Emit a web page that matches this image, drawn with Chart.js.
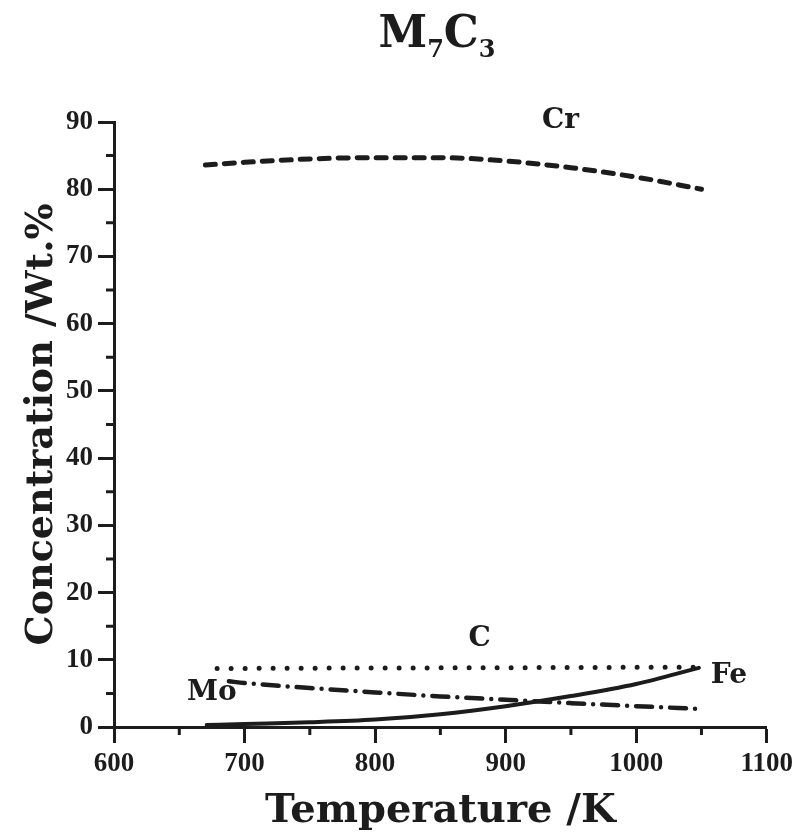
<!DOCTYPE html>
<html>
<head>
<meta charset="utf-8">
<script src="https://cdn.jsdelivr.net/npm/chart.js@4.4.1/dist/chart.umd.min.js"></script>
<style>
  html, body { margin: 0; padding: 0; background: #ffffff; }
  canvas { display: block; }
</style>
</head>
<body>
<canvas id="chart" width="798" height="836"></canvas>
<script>
// ---- data ----
const crTemps = [670, 700, 750, 800, 850, 900, 950, 1000, 1050];
const crValues = [83.6, 84.0, 84.5, 84.7, 84.7, 84.2, 83.2, 81.8, 80.0];

const cTemps = [679, 750, 850, 950, 1045];
const cValues = [8.7, 8.75, 8.8, 8.85, 8.9];

const moTemps = [688, 700, 750, 800, 850, 900, 950, 1000, 1048];
const moValues = [6.8, 6.55, 5.8, 5.15, 4.55, 4.05, 3.55, 3.1, 2.7];

const feTemps = [671, 700, 750, 800, 850, 900, 950, 1000, 1048];
const feValues = [0.3, 0.45, 0.7, 1.1, 1.9, 3.1, 4.6, 6.4, 8.8];

const xTicks = [600, 700, 800, 900, 1000, 1100];
const yTicks = [0, 10, 20, 30, 40, 50, 60, 70, 80, 90];
const xMinorTicks = [650, 750, 850, 950, 1050];
const yMinorTicks = [5, 15, 25, 35, 45, 55, 65, 75, 85];

const seriesNames = ['Cr', 'C', 'Mo', 'Fe'];
const labelTemps = [942, 880, 675, 1071];
const labelValues = [90.7, 13.5, 5.5, 8.0];

const titleMain = ['M', 'C'];
const titleSubs = ['7', '3'];
const xTitle = 'Temperature /K';
const yTitle = 'Concentration /Wt.%';

// ---- styling ----
const INK = '#1c1c1c';
const FONT = '"DejaVu Serif", "Liberation Serif", serif';
const TICKFONT = '"Liberation Serif", "DejaVu Serif", serif';

const toXY = (xs, ys) => xs.map((t, i) => ({ x: t, y: ys[i] }));

const decor = {
  id: 'decor',
  afterDraw(chart) {
    const { ctx, chartArea: a, scales: { x, y } } = chart;
    ctx.save();
    // minor ticks
    ctx.strokeStyle = INK;
    ctx.lineWidth = 3;
    ctx.lineCap = 'butt';
    ctx.beginPath();
    yMinorTicks.forEach(v => {
      const py = y.getPixelForValue(v);
      ctx.moveTo(a.left - 8, py); ctx.lineTo(a.left, py);
    });
    xMinorTicks.forEach(v => {
      const px = x.getPixelForValue(v);
      ctx.moveTo(px, a.bottom); ctx.lineTo(px, a.bottom + 8);
    });
    ctx.stroke();

    // series labels
    ctx.fillStyle = INK;
    ctx.textAlign = 'center';
    ctx.textBaseline = 'alphabetic';
    const lf = 28;
    ctx.font = `bold ${lf}px ${FONT}`;
    seriesNames.forEach((n, i) => {
      ctx.fillText(n, x.getPixelForValue(labelTemps[i]), y.getPixelForValue(labelValues[i]) + lf * 0.365);
    });

    // x axis title
    ctx.font = `bold 40px ${FONT}`;
    ctx.fillText(xTitle, (a.left + a.right) / 2, 822);

    // y axis title
    ctx.save();
    ctx.translate(52, (a.top + a.bottom) / 2);
    ctx.rotate(-Math.PI / 2);
    ctx.font = `bold 38px ${FONT}`;
    ctx.fillText(yTitle, 0, 0);
    ctx.restore();

    // chart title with subscripts
    const mainFont = `bold 44px ${FONT}`;
    const subFont = `bold 24px ${FONT}`;
    let total = 0;
    const parts = [];
    titleMain.forEach((m, i) => {
      parts.push({ t: m, f: mainFont, dy: 0 });
      parts.push({ t: titleSubs[i], f: subFont, dy: 10 });
    });
    parts.forEach(p => { ctx.font = p.f; p.w = ctx.measureText(p.t).width; total += p.w; });
    let cx = 437 - total / 2;
    ctx.textAlign = 'left';
    parts.forEach(p => {
      ctx.font = p.f;
      ctx.fillText(p.t, cx, 47 + p.dy);
      cx += p.w;
    });
    ctx.restore();
  }
};

const common = { borderColor: INK, pointRadius: 0, fill: false, cubicInterpolationMode: 'monotone', borderCapStyle: 'round', borderJoinStyle: 'round' };

new Chart(document.getElementById('chart'), {
  type: 'line',
  data: {
    datasets: [
      { ...common, label: 'Cr', data: toXY(crTemps, crValues), borderWidth: 5, borderDash: [10, 9] },
      { ...common, label: 'C', data: toXY(cTemps, cValues), borderWidth: 5, borderDash: [0, 14] },
      { ...common, label: 'Mo', data: toXY(moTemps, moValues), borderWidth: 4.5, borderDash: [16, 9, 0, 9] },
      { ...common, label: 'Fe', data: toXY(feTemps, feValues), borderWidth: 4 }
    ]
  },
  options: {
    responsive: false,
    animation: false,
    devicePixelRatio: 1,
    layout: { padding: { top: 122, right: 31, left: 0, bottom: 0 } },
    plugins: { legend: { display: false }, title: { display: false }, tooltip: { enabled: false } },
    scales: {
      x: {
        type: 'linear', min: 600, max: 1100,
        afterBuildTicks: s => { s.ticks = xTicks.map(v => ({ value: v })); },
        afterFit: s => { s.height = 109; },
        grid: { display: true, drawOnChartArea: false, drawTicks: true, tickLength: 16, tickWidth: 3, tickColor: INK, color: INK },
        border: { display: true, color: INK, width: 3 },
        ticks: { color: INK, padding: 5, font: { family: TICKFONT, size: 27, weight: 'bold' }, maxRotation: 0, callback: v => String(v) }
      },
      y: {
        type: 'linear', min: 0, max: 90,
        afterBuildTicks: s => { s.ticks = yTicks.map(v => ({ value: v })); },
        afterFit: s => { s.width = 114; },
        grid: { display: true, drawOnChartArea: false, drawTicks: true, tickLength: 16, tickWidth: 3, tickColor: INK, color: INK },
        border: { display: true, color: INK, width: 3 },
        ticks: { color: INK, padding: 5, font: { family: TICKFONT, size: 27, weight: 'bold' }, callback: v => String(v) }
      }
    }
  },
  plugins: [decor]
});
</script>
</body>
</html>
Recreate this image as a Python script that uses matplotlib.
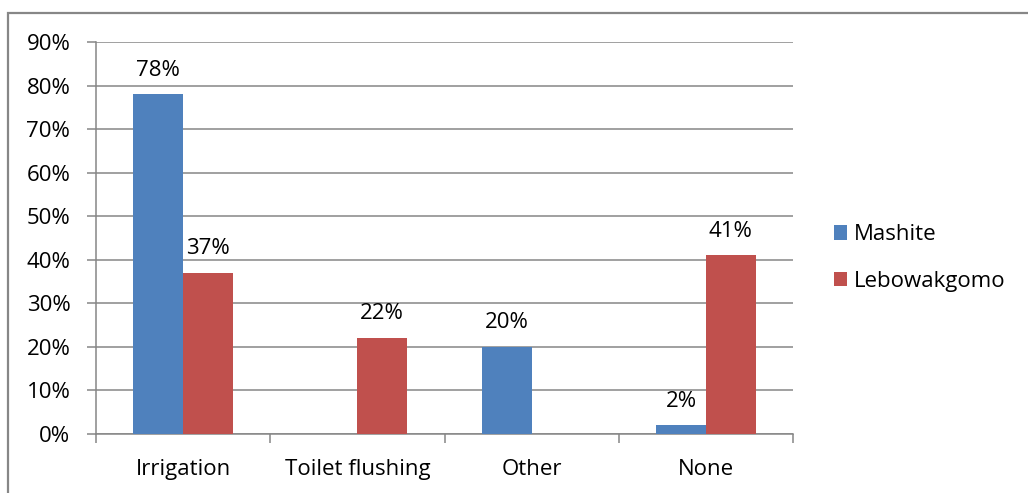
import matplotlib.pyplot as plt
import numpy as np
from matplotlib.patches import Rectangle, Patch

plt.rcParams['font.family'] = ['Open Sans', 'DejaVu Sans']

categories = ['Irrigation', 'Toilet flushing', 'Other', 'None']
mashite = [78, 0, 20, 2]
lebowakgomo = [37, 22, 0, 41]
series_names = ['Mashite', 'Lebowakgomo']
colors = ['#4F81BD', '#C0504D']
grid_color = '#868686'
fs = 16

fig = plt.figure(figsize=(10.28, 4.93), dpi=100)
ax = fig.add_axes([0.0934, 0.1197, 0.6780, 0.7951])

x = np.arange(len(categories))
w = 0.285
for vals, off, col in [(mashite, -w / 2, colors[0]), (lebowakgomo, w / 2, colors[1])]:
    bars = ax.bar(x + off, np.array(vals) / 100, width=w, color=col, zorder=3)
    for b, v in zip(bars, vals):
        if v == 0:
            continue
        ax.annotate(f'{v}%', (b.get_x() + b.get_width() / 2, b.get_height()),
                    xytext=(0, 13.5), textcoords='offset points',
                    ha='center', va='baseline', fontsize=fs, color='black')

ax.set_xlim(-0.5, len(categories) - 0.5)
ax.set_ylim(0, 0.9)
ax.set_yticks(np.arange(0, 0.91, 0.1))
ax.set_yticklabels([f'{int(round(t * 100))}%' for t in np.arange(0, 0.91, 0.1)])
ax.yaxis.grid(True, color=grid_color, linewidth=1.1, zorder=0)

ax.set_xticks(x)
ax.set_xticklabels(categories)
ax.set_xticks(np.arange(-0.5, len(categories)), minor=True)
ax.tick_params(axis='x', which='major', length=0, pad=18, labelsize=fs)
ax.tick_params(axis='x', which='minor', length=6.5, width=1.1, color=grid_color, direction='out')
ax.tick_params(axis='y', length=6.5, width=1.1, color=grid_color, pad=12, labelsize=fs)

for s in ['top', 'right']:
    ax.spines[s].set_visible(False)
for s in ['left', 'bottom']:
    ax.spines[s].set_color(grid_color)
    ax.spines[s].set_linewidth(1.1)

handles = [Patch(facecolor=c) for c in colors]
fig.legend(handles, series_names, loc='center left', bbox_to_anchor=(0.811, 0.4767),
           frameon=False, fontsize=fs, handlelength=0.62, handleheight=0.62,
           handletextpad=0.3, labelspacing=1.15, borderpad=0, borderaxespad=0)

# outer chart border
fig.patches.append(Rectangle((8 / 1028, -0.1), 1.2, 1 - 13 / 493 + 0.1,
                             transform=fig.transFigure, fill=False,
                             edgecolor='#878787', linewidth=1.6))

fig.savefig('out.png', dpi=100)
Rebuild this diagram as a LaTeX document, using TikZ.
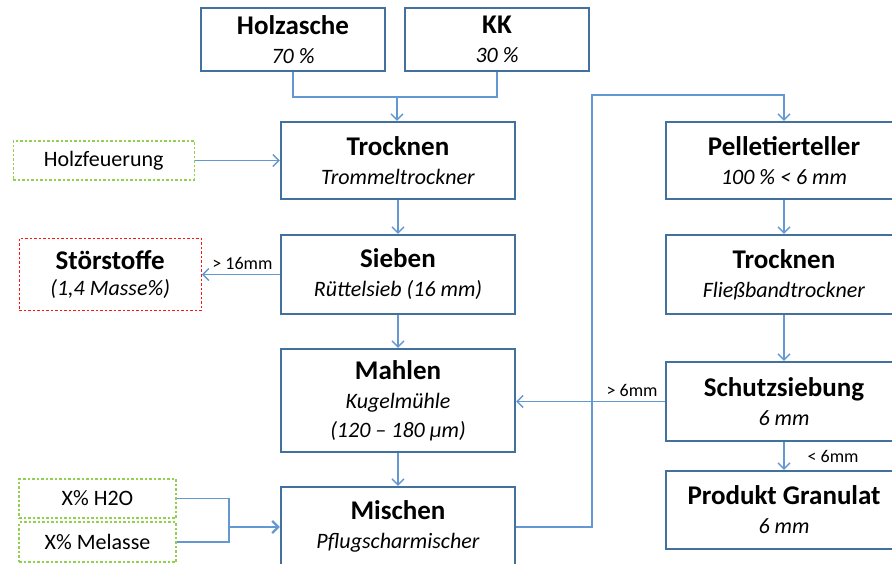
\documentclass[tikz,border=0pt]{standalone}
\usepackage{fontspec}
\setmainfont{Carlito}
\usepackage{tikz}
\usetikzlibrary{arrows.meta,positioning}
\definecolor{rahmenblau}{RGB}{65,113,156}
\definecolor{pfeilblau}{RGB}{100,152,210}
\definecolor{zusatzgruen}{RGB}{146,208,80}
\definecolor{abfallrot}{RGB}{255,20,20}
\newcommand{\kopf}{\fontsize{27}{29}\selectfont\bfseries}

\begin{document}
\begin{tikzpicture}[
  x=1pt, y=1pt,
  node distance=33.6pt and 77.6pt,
  kasten/.style={draw=rahmenblau, line width=2.4pt, fill=white, align=center,
                 inner sep=0pt, minimum width=234pt, minimum height=77pt,
                 font=\fontsize{22}{29}\selectfont},
  zusatz/.style={draw=zusatzgruen, line width=1.3pt, dashed, dash pattern=on 2.5pt off 2pt,
                 align=center, inner sep=0pt, minimum width=157pt, minimum height=39pt,
                 font=\fontsize{22}{26}\selectfont},
  pfeil/.style={-{Straight Barb[length=6pt, width=12pt]}, draw=pfeilblau, line width=1.4pt},
  linie/.style={draw=pfeilblau, line width=1.4pt},
  marke/.style={font=\fontsize{18}{20}\selectfont, inner sep=1pt}
]
\useasboundingbox (0,0) rectangle (892,-564);
\node[kasten, minimum width=184pt, minimum height=63pt] (hasche) at (293,-39.5) {{\kopf Holzasche}\\\textit{70 \%}};
\node[kasten, minimum width=184pt, minimum height=63pt] (kk) at (497,-39.5) {{\kopf KK}\\\textit{30 \%}};
\node[kasten] (trock1) at (398,-160.5) {{\kopf Trocknen}\\\textit{Trommeltrockner}};
\node[kasten, minimum height=79pt, below=33.6pt of trock1] (sieben) {{\kopf Sieben}\\\textit{Rüttelsieb (16 mm)}};
\node[kasten, minimum height=103pt, below=32.6pt of sieben] (mahlen) {{\kopf Mahlen}\\\textit{Kugelmühle}\\\textit{(120 – 180 µm)}};
\node[kasten, minimum height=79pt, below=32.6pt of mahlen] (mischen) {{\kopf Mischen}\\\textit{Pflugscharmischer}};
\node[zusatz, minimum width=181pt, left=85pt of trock1] (holzf) {Holzfeuerung};
\node[zusatz, draw=abfallrot, minimum width=182pt, minimum height=72pt, left=78pt of sieben] (stoer) {{\kopf Störstoffe}\\\textit{(1,4 Masse\%)}};
\node[zusatz] (wasser) at (97.5,-498.5) {X\% H2O};
\node[zusatz, minimum height=40pt] (melasse) at (97.5,-542) {X\% Melasse};
\node[kasten, minimum width=236pt] (pellet) at (784,-160.5) {{\kopf Pelletierteller}\\\textit{100 \% < 6 mm}};
\node[kasten, minimum width=236pt, minimum height=79pt, below=33.6pt of pellet] (trock2) {{\kopf Trocknen}\\\textit{Fließbandtrockner}};
\node[kasten, minimum width=236pt, minimum height=79pt, below=45.6pt of trock2] (schutz) {{\kopf Schutzsiebung}\\\textit{6 mm}};
\node[kasten, minimum width=236pt, minimum height=78pt, below=27.6pt of schutz] (produkt) {{\kopf Produkt Granulat}\\\textit{6 mm}};
\coordinate (treff) at (397,-97);
\coordinate (rueck) at (592,-95);
\coordinate (zusammen) at (229,-527);
\draw[linie] (hasche.south) |- (kk.south |- treff) -- (kk.south);
\draw[pfeil] (treff) -- (treff |- trock1.north);
\draw[pfeil] (holzf) -- (holzf -| trock1.west);
\draw[pfeil] (trock1) -- (sieben);
\draw[pfeil] (sieben) -- (mahlen);
\draw[pfeil] (mahlen) -- (mischen);
\draw[pfeil] (sieben.west) -- node[marke, above=3pt, pos=0.48] {> 16mm} (stoer.east);
\draw[linie] (wasser.east) -| (zusammen);
\draw[linie] (melasse.east) -| (zusammen);
\draw[pfeil, line width=2.2pt] (zusammen) -- (zusammen -| mischen.west);
\draw[pfeil] (mischen.east |- zusammen) -| (rueck) -- (rueck -| pellet.north) -- (pellet.north);
\draw[pfeil] (pellet) -- (trock2);
\draw[pfeil] (trock2) -- (schutz);
\draw[pfeil] (schutz) -- node[marke, right=22pt] {< 6mm} (produkt);
\draw[pfeil] (schutz.west) -- node[marke, above=3pt, pos=0.22] {> 6mm} (schutz.west -| mahlen.east);
\end{tikzpicture}
\end{document}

- Your objective
From the entries above, collect every line with the string "that" in it.

- Correct response
Emit a web page that matches this image, drawn with Chart.js.
Recreate this image as a Python script that uses matplotlib.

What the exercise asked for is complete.